Cloud Cover and Specific Observations

Different targets have different cloud tolerance:

Planets (Jupiter, Saturn, Venus, Mars): These are bright enough to punch through thin high clouds. If low and mid layers are clear, you can observe planets even with 30-40% high cloud cover.

Bright stars and constellations: Similar to planets, they tolerate some high cloud cover. You can trace major constellations through a light haze.

The ISS and satellites: The International Space Station is extremely bright (often magnitude -3 to -4). It's visible through surprisingly murky conditions. Even with moderate clouds, you might catch the ISS in clear gaps. Satellite tracking helps you know exactly when to look for visible passes.

Faint deep-sky objects (galaxies, nebulae): These need pristine skies. Even a thin high-cloud layer can make the difference between seeing a galaxy and not. Aim for nights where all three layers are in the green.

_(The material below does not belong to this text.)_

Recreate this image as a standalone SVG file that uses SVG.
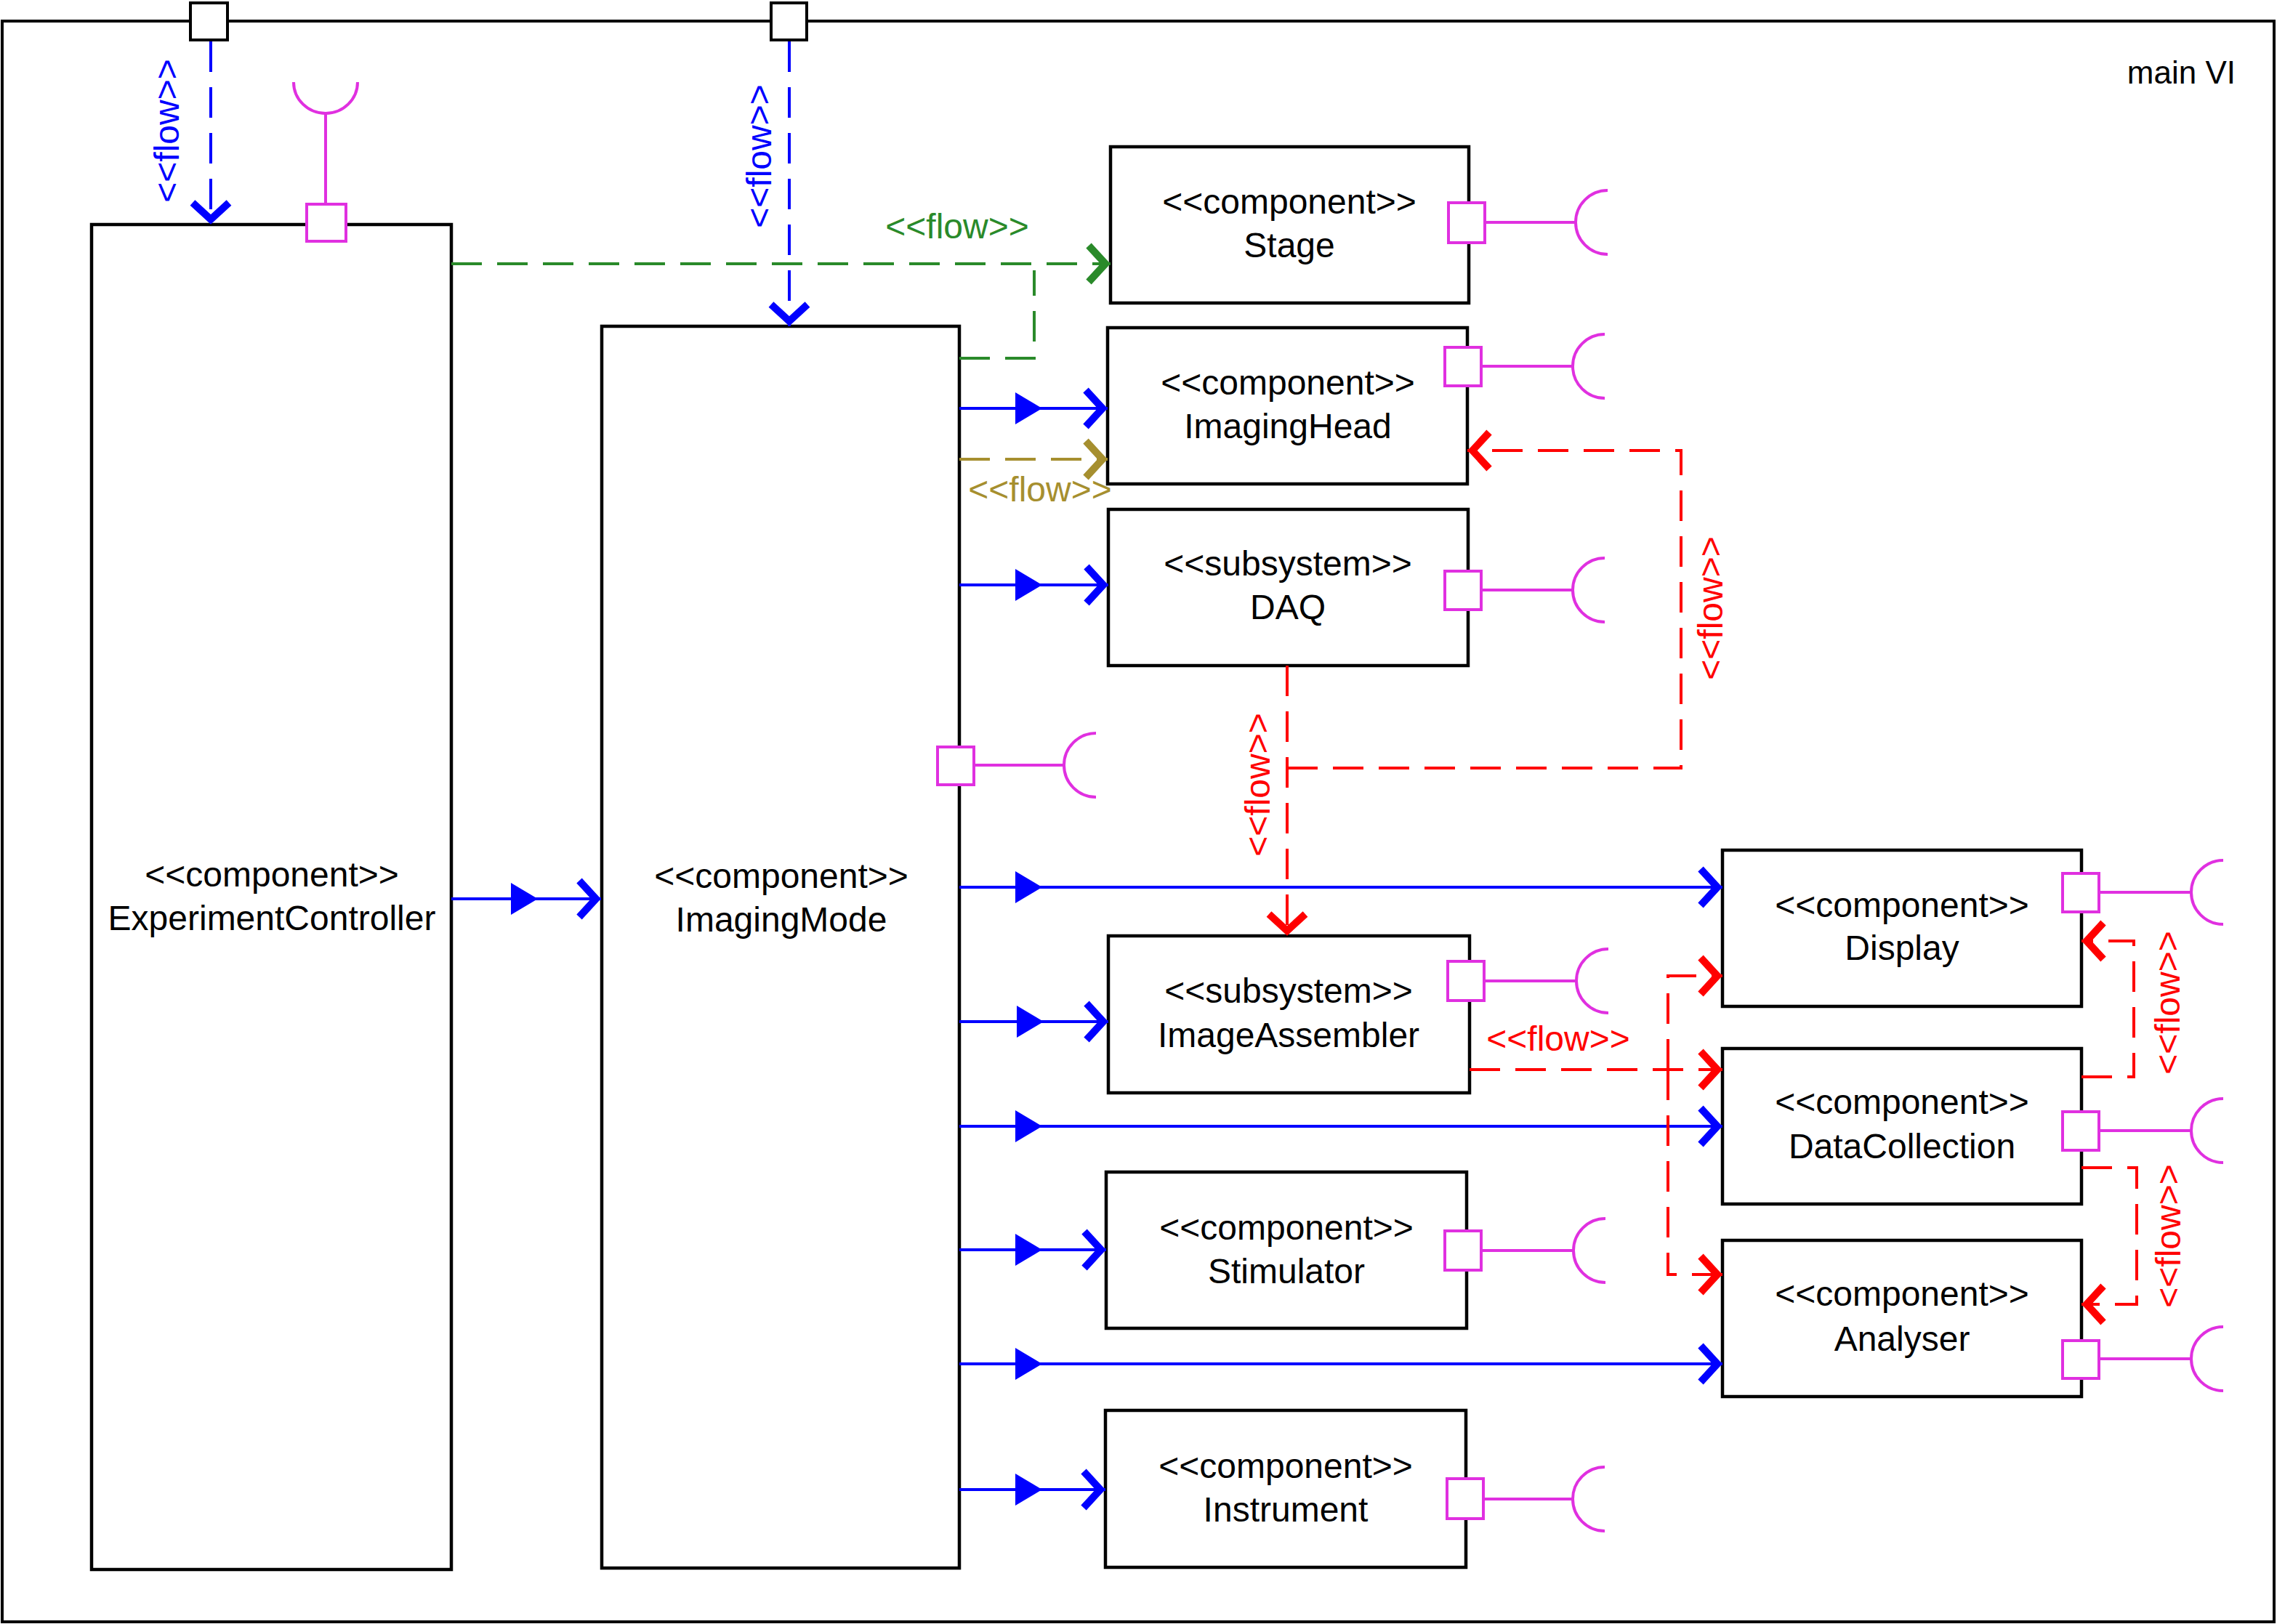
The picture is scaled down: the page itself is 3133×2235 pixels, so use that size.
<svg xmlns="http://www.w3.org/2000/svg" width="3133" height="2235" viewBox="0 0 3133 2235">
<style>
text{font-family:"Liberation Sans",Arial,sans-serif;font-size:48px}
.box{fill:#fff;stroke:#000;stroke-width:4.5}
.nt{text-anchor:middle;fill:#000}
.port{fill:#fff;stroke:#e030e0;stroke-width:4}
.sock{fill:none;stroke:#e030e0;stroke-width:4}
.bl{fill:none;stroke:#0000ff;stroke-width:4;marker-mid:url(#tri);marker-end:url(#cb)}
.dash{fill:none;stroke-width:4;stroke-dasharray:42 21}
.lb{text-anchor:middle}
</style>
<defs>
<marker id="cb" markerUnits="userSpaceOnUse" orient="auto" viewBox="-50 -30 60 60" markerWidth="60" markerHeight="60" refX="0" refY="0"><polyline points="-30,-25 -7,0 -30,25" fill="none" stroke="#0000ff" stroke-width="10"/></marker>
<marker id="cg" markerUnits="userSpaceOnUse" orient="auto" viewBox="-50 -30 60 60" markerWidth="60" markerHeight="60" refX="0" refY="0"><polyline points="-30,-25 -7,0 -30,25" fill="none" stroke="#2a8a2a" stroke-width="10"/></marker>
<marker id="co" markerUnits="userSpaceOnUse" orient="auto" viewBox="-50 -30 60 60" markerWidth="60" markerHeight="60" refX="0" refY="0"><polyline points="-30,-25 -7,0 -30,25" fill="none" stroke="#a68f2f" stroke-width="10"/></marker>
<marker id="cr" markerUnits="userSpaceOnUse" orient="auto" viewBox="-50 -30 60 60" markerWidth="60" markerHeight="60" refX="0" refY="0"><polyline points="-30,-25 -7,0 -30,25" fill="none" stroke="#ff0000" stroke-width="10"/></marker>
<marker id="tri" markerUnits="userSpaceOnUse" orient="auto" viewBox="-50 -30 60 60" markerWidth="60" markerHeight="60" refX="0" refY="0"><polygon points="0,0 -37,-22 -37,22" fill="#0000ff"/></marker>
</defs>

<g id="frame">
<rect x="3" y="29" width="3126" height="2203" fill="#fff" stroke="#000" stroke-width="4"/>
<text x="3076" y="115" style="font-size:44px;text-anchor:end">main VI</text>
<rect x="262" y="4" width="51" height="51" fill="#fff" stroke="#000" stroke-width="4"/>
<rect x="1061" y="4" width="49" height="51" fill="#fff" stroke="#000" stroke-width="4"/>
</g>

<g id="ExperimentController">
<rect class="box" x="126" y="309" width="495" height="1851"/>
<text class="nt" x="374" y="1220">&lt;&lt;component&gt;&gt;</text>
<text class="nt" x="374" y="1280">ExperimentController</text>
<line class="sock" x1="448" y1="281" x2="448" y2="155"/>
<path class="sock" d="M404,113 A44,43 0 0,0 492,113"/>
<rect class="port" x="422" y="281" width="54" height="51"/>
</g>

<g id="ImagingMode">
<rect class="box" x="828" y="449" width="492" height="1709"/>
<text class="nt" x="1075" y="1222">&lt;&lt;component&gt;&gt;</text>
<text class="nt" x="1075" y="1282">ImagingMode</text>
<line class="sock" x1="1340" y1="1053" x2="1464" y2="1053"/>
<path class="sock" d="M1508,1009 A44,44 0 0,0 1508,1097"/>
<rect class="port" x="1290" y="1028" width="50" height="52"/>
</g>

<g id="Stage">
<rect class="box" x="1528" y="202" width="493" height="215"/>
<text class="nt" x="1774" y="294">&lt;&lt;component&gt;&gt;</text>
<text class="nt" x="1774" y="354">Stage</text>
<line class="sock" x1="2044" y1="306" x2="2168" y2="306"/>
<path class="sock" d="M2212,262 A44,44 0 0,0 2212,350"/>
<rect class="port" x="1993" y="279" width="50" height="55"/>
</g>

<g id="ImagingHead">
<rect class="box" x="1524" y="451" width="495" height="215"/>
<text class="nt" x="1772" y="543">&lt;&lt;component&gt;&gt;</text>
<text class="nt" x="1772" y="603">ImagingHead</text>
<line class="sock" x1="2040" y1="504" x2="2164" y2="504"/>
<path class="sock" d="M2208,460 A44,44 0 0,0 2208,548"/>
<rect class="port" x="1988" y="478" width="50" height="53"/>
</g>

<g id="DAQ">
<rect class="box" x="1525" y="701" width="495" height="215"/>
<text class="nt" x="1772" y="792">&lt;&lt;subsystem&gt;&gt;</text>
<text class="nt" x="1772" y="852">DAQ</text>
<line class="sock" x1="2040" y1="812" x2="2164" y2="812"/>
<path class="sock" d="M2208,768 A44,44 0 0,0 2208,856"/>
<rect class="port" x="1988" y="786" width="50" height="53"/>
</g>

<g id="ImageAssembler">
<rect class="box" x="1525" y="1288" width="497" height="216"/>
<text class="nt" x="1773" y="1380">&lt;&lt;subsystem&gt;&gt;</text>
<text class="nt" x="1773" y="1441">ImageAssembler</text>
<line class="sock" x1="2044" y1="1350" x2="2169" y2="1350"/>
<path class="sock" d="M2213,1306 A44,44 0 0,0 2213,1394"/>
<rect class="port" x="1992" y="1323" width="50" height="54"/>
</g>

<g id="Stimulator">
<rect class="box" x="1522" y="1613" width="496" height="215"/>
<text class="nt" x="1770" y="1706">&lt;&lt;component&gt;&gt;</text>
<text class="nt" x="1770" y="1766">Stimulator</text>
<line class="sock" x1="2040" y1="1721" x2="2165" y2="1721"/>
<path class="sock" d="M2209,1677 A44,44 0 0,0 2209,1765"/>
<rect class="port" x="1988" y="1694" width="50" height="54"/>
</g>

<g id="Instrument">
<rect class="box" x="1521" y="1941" width="496" height="216"/>
<text class="nt" x="1769" y="2034">&lt;&lt;component&gt;&gt;</text>
<text class="nt" x="1769" y="2094">Instrument</text>
<line class="sock" x1="2040" y1="2063" x2="2164" y2="2063"/>
<path class="sock" d="M2208,2019 A44,44 0 0,0 2208,2107"/>
<rect class="port" x="1991" y="2035" width="50" height="55"/>
</g>

<g id="Display">
<rect class="box" x="2370" y="1170" width="494" height="215"/>
<text class="nt" x="2617" y="1262">&lt;&lt;component&gt;&gt;</text>
<text class="nt" x="2617" y="1321">Display</text>
<line class="sock" x1="2890" y1="1228" x2="3015" y2="1228"/>
<path class="sock" d="M3059,1184 A44,44 0 0,0 3059,1272"/>
<rect class="port" x="2838" y="1202" width="50" height="53"/>
</g>

<g id="DataCollection">
<rect class="box" x="2370" y="1443" width="494" height="214"/>
<text class="nt" x="2617" y="1533">&lt;&lt;component&gt;&gt;</text>
<text class="nt" x="2617" y="1594">DataCollection</text>
<line class="sock" x1="2890" y1="1556" x2="3015" y2="1556"/>
<path class="sock" d="M3059,1512 A44,44 0 0,0 3059,1600"/>
<rect class="port" x="2838" y="1530" width="50" height="53"/>
</g>

<g id="Analyser">
<rect class="box" x="2370" y="1707" width="494" height="215"/>
<text class="nt" x="2617" y="1797">&lt;&lt;component&gt;&gt;</text>
<text class="nt" x="2617" y="1859">Analyser</text>
<line class="sock" x1="2890" y1="1870" x2="3015" y2="1870"/>
<path class="sock" d="M3059,1826 A44,44 0 0,0 3059,1914"/>
<rect class="port" x="2838" y="1845" width="50" height="52"/>
</g>

<g id="connectors">
<!-- blue solid -->
<path class="bl" d="M621,1237 L740,1237 L827,1237"/>
<path class="bl" d="M1320,562 L1434,562 L1524,562"/>
<path class="bl" d="M1320,805 L1434,805 L1525,805"/>
<path class="bl" d="M1320,1221 L1434,1221 L2370,1221"/>
<path class="bl" d="M1320,1406 L1436,1406 L1525,1406"/>
<path class="bl" d="M1320,1550 L1434,1550 L2370,1550"/>
<path class="bl" d="M1320,1720 L1434,1720 L1522,1720"/>
<path class="bl" d="M1320,1877 L1434,1877 L2370,1877"/>
<path class="bl" d="M1320,2050 L1434,2050 L1521,2050"/>
<!-- blue dashed -->
<path class="dash" stroke="#0000ff" marker-end="url(#cb)" d="M290,57 L290,309"/>
<path class="dash" stroke="#0000ff" marker-end="url(#cb)" d="M1086,57 L1086,449"/>
<text class="lb" fill="#0000ff" transform="translate(246,180) rotate(-90)">&lt;&lt;flow&gt;&gt;</text>
<text class="lb" fill="#0000ff" transform="translate(1061,215) rotate(-90)">&lt;&lt;flow&gt;&gt;</text>
<!-- green -->
<path class="dash" stroke="#2a8a2a" marker-end="url(#cg)" d="M621,363 L1528,363"/>
<path class="dash" stroke="#2a8a2a" d="M1320,493 L1423,493 L1423,372"/>
<text class="lb" fill="#2a8a2a" x="1317" y="328">&lt;&lt;flow&gt;&gt;</text>
<!-- olive -->
<path class="dash" stroke="#a68f2f" marker-end="url(#co)" d="M1320,632 L1524,632"/>
<text class="lb" fill="#a68f2f" x="1431" y="690">&lt;&lt;flow&gt;&gt;</text>
<!-- red -->
<path class="dash" stroke="#ff0000" marker-end="url(#cr)" d="M1771,916 L1771,1288"/>
<path class="dash" stroke="#ff0000" marker-end="url(#cr)" d="M1771,1057 L2313,1057 L2313,620 L2019,620"/>
<text class="lb" fill="#ff0000" transform="translate(1747,1080) rotate(-90)">&lt;&lt;flow&gt;&gt;</text>
<text class="lb" fill="#ff0000" transform="translate(2370,837) rotate(-90)">&lt;&lt;flow&gt;&gt;</text>
<path class="dash" stroke="#ff0000" marker-end="url(#cr)" d="M2022,1472 L2370,1472"/>
<text class="lb" fill="#ff0000" x="2144" y="1446">&lt;&lt;flow&gt;&gt;</text>
<path class="dash" stroke="#ff0000" marker-end="url(#cr)" d="M2295,1472 L2295,1343 L2370,1343"/>
<path class="dash" stroke="#ff0000" marker-end="url(#cr)" d="M2295,1472 L2295,1754 L2370,1754"/>
<path class="dash" stroke="#ff0000" marker-end="url(#cr)" d="M2864,1482 L2936,1482 L2936,1295 L2864,1295"/>
<path class="dash" stroke="#ff0000" marker-end="url(#cr)" d="M2864,1607 L2940,1607 L2940,1795 L2864,1795"/>
<text class="lb" fill="#ff0000" transform="translate(2999,1380) rotate(-90)">&lt;&lt;flow&gt;&gt;</text>
<text class="lb" fill="#ff0000" transform="translate(3000,1701) rotate(-90)">&lt;&lt;flow&gt;&gt;</text>
</g>
</svg>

Milky Way: The Milky Way is a diffuse glow from millions of distant stars. Any cloud cover — even high altitude — will reduce its visibility. For Milky Way photography or observation, wait for nights with near-zero coverage across all layers.

Planning Around Clouds

The practical takeaway: don't just check if it's "cloudy." Check which clouds, at what altitude, and how conditions are trending through the night.

Use Starglow to get the full picture — total coverage plus the high, mid, and low breakdown with color-coded ratings. Compare conditions hour by hour. Compare different locations. Then head out when you see a window of clear skies aligned with what you want to observe.

Clouds are the stargazer's primary obstacle, but with the right forecast data, they're an obstacle you can plan around.